# Supplied data
━━━━

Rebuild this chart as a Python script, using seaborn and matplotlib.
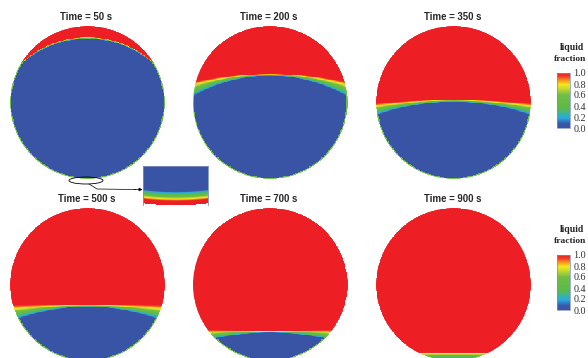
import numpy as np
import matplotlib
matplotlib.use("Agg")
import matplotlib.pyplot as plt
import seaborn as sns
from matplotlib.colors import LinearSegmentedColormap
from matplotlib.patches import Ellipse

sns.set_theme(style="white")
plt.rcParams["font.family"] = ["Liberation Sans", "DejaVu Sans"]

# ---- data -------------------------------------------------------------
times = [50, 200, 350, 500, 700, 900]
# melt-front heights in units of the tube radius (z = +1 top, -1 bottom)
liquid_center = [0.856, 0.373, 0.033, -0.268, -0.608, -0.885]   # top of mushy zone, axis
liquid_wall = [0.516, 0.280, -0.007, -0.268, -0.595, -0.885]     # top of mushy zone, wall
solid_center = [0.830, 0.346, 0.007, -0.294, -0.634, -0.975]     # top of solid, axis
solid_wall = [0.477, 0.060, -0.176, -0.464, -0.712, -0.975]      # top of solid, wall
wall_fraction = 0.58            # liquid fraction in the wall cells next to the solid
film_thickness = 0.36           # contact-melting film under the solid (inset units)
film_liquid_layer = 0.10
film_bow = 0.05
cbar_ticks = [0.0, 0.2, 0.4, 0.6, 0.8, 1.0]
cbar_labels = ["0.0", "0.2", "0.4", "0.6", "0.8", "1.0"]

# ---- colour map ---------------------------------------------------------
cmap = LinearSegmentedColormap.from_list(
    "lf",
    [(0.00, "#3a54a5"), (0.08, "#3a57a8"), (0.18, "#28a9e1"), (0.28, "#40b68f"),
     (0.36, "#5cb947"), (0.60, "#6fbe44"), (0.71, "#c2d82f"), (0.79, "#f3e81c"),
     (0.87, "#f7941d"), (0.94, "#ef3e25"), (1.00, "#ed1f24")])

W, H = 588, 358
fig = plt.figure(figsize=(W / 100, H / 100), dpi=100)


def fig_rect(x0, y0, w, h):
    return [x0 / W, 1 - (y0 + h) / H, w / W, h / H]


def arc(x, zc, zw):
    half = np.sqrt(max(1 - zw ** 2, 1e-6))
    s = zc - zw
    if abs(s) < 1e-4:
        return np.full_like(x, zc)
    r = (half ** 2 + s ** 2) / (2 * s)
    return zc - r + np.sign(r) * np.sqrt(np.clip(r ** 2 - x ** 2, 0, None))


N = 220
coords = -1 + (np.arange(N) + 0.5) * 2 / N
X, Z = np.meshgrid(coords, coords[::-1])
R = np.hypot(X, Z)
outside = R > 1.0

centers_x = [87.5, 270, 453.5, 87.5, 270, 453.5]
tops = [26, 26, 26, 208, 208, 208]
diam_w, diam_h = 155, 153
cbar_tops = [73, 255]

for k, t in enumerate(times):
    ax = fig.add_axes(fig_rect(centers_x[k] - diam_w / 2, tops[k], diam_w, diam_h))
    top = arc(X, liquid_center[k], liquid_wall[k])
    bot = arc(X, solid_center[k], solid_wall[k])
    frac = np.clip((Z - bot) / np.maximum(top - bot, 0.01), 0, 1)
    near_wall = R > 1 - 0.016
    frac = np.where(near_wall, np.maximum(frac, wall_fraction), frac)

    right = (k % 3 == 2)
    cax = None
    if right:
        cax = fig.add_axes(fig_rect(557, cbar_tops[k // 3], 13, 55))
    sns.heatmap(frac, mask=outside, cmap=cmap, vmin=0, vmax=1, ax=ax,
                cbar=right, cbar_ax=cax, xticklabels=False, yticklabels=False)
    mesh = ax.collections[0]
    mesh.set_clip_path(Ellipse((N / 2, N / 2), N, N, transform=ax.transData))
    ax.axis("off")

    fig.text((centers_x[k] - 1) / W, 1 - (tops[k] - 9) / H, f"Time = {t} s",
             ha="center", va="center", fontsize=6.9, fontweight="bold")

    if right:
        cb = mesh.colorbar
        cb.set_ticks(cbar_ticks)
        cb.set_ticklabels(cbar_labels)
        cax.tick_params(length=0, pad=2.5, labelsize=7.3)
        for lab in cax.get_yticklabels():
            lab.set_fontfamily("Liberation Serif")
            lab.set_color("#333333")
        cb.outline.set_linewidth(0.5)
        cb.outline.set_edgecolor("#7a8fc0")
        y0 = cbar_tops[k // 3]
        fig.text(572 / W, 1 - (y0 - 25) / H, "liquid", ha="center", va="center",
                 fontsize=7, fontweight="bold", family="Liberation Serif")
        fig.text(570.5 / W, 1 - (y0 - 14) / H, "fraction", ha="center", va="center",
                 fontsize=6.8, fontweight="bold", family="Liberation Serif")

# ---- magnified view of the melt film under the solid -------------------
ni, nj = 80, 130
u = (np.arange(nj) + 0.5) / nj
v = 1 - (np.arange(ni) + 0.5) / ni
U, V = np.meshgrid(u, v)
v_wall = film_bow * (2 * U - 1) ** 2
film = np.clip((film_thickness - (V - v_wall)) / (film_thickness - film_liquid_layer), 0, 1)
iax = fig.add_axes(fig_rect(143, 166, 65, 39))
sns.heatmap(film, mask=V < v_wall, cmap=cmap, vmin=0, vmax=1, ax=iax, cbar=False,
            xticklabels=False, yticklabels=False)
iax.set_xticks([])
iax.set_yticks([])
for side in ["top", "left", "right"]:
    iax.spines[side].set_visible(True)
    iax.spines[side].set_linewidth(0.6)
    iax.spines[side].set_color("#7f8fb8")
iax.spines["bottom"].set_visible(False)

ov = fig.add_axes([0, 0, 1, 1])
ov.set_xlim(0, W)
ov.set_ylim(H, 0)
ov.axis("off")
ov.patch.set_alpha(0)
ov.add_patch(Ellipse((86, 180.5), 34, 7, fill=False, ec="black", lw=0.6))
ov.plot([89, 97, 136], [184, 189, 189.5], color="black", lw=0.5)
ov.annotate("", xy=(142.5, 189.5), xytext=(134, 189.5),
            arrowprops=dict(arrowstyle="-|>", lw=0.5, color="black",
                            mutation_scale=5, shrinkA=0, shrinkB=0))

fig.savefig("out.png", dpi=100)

━━━━

# What you will do
Would you reproduce the lines above, from the very first through the line containing "from matplotlib.patches import Ellipse", exactly and without the pictures?

# Result
Rebuild this chart as a Python script, using seaborn and matplotlib.
import numpy as np
import matplotlib
matplotlib.use("Agg")
import matplotlib.pyplot as plt
import seaborn as sns
from matplotlib.colors import LinearSegmentedColormap
from matplotlib.patches import Ellipse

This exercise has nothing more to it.